Wednesday, August 21, 2019

The Coin-Flip: Unbiased Scheduling in the OTREC GV Flights


On August 17, the day I came aboard the Gulfstream V (GV), the conditions along the coastline of Costa Rica in the Eastern Pacific were rather placid. From out the windows, we were met with views of trade cumulus clouds, stretches of open sea, and the occasional isolated shallow cumulus cloud. No signs of organized deep convection were in sight, except for those in the distance that our colleagues aboard the NOAA P-3 Hurricane Hunter were investigating. Why would a project focused on the nature of deep convection spend time to observe areas without convection? Well, to understand deep convection, we also must understand why it doesn’t happen.

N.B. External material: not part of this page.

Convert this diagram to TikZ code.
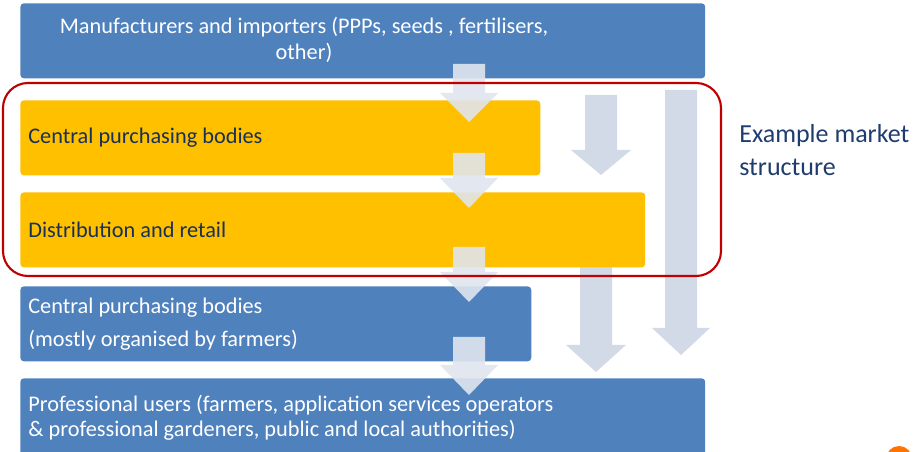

Figure 1: An image taken from the GV flight over the Eastern Pacific on 8/17

When planning this project, the PIs decided that it would be vital to study a variety of conditions in the regions of concern. We couldn’t let our bias command the schedule to the point where the GV would solely chase deep convection. OTREC had to look at the full spectrum of conditions in order to understand what factors in the Eastern Pacific and Caribbean lead to conditions where we see little or no deep convection, widespread and organized deep convection, and everything in between

For this reason, the project developed an unbiased system to schedule the GV flights. The GV usually flies lawnmower patterns within two boxes of interest, one (B2) in the Eastern Pacific off the coastline of Costa Rica, and another (B1) which spans in two regions, one in the Caribbean (B1b) and one off the eastern coast of Colombia (B1a) (see the picture below).


B2
 
B1a
 
B1b
 

Figure 2: The GV flight operation boxes

In the flight schedule, the GV flies within the B1 box first, and the next day, it flies within the B2 box. After the B1 flight, the fate of this two-day flight schedule is left up to the epitome of fairness… a coin flip. The coin flip determines how many days we take in between the last B2 flight and the next B1 flight. The PIs, Dave and Zeljka, take a coin and flip it four times. Each head represents one day. Once the number of heads they flip is counted, we add one extra day. This give us the possibilities of having one to five days between the B2 and B1 flights. For the sake of GV maintenance and the restricted schedule, breaks of one and five days can only occur once.

After our latest B2 flight on 8/17, the pilots got to take a turn in flipping the coin to determine when the GV would take to the air next. To their dismay, they got four heads! Four plus one leaves us five days before we hit the skies again. However, since we’ve already taken a five-day pause, the plan is to take a four-day break; we’ll be back with more data from our B1 region this Thursday!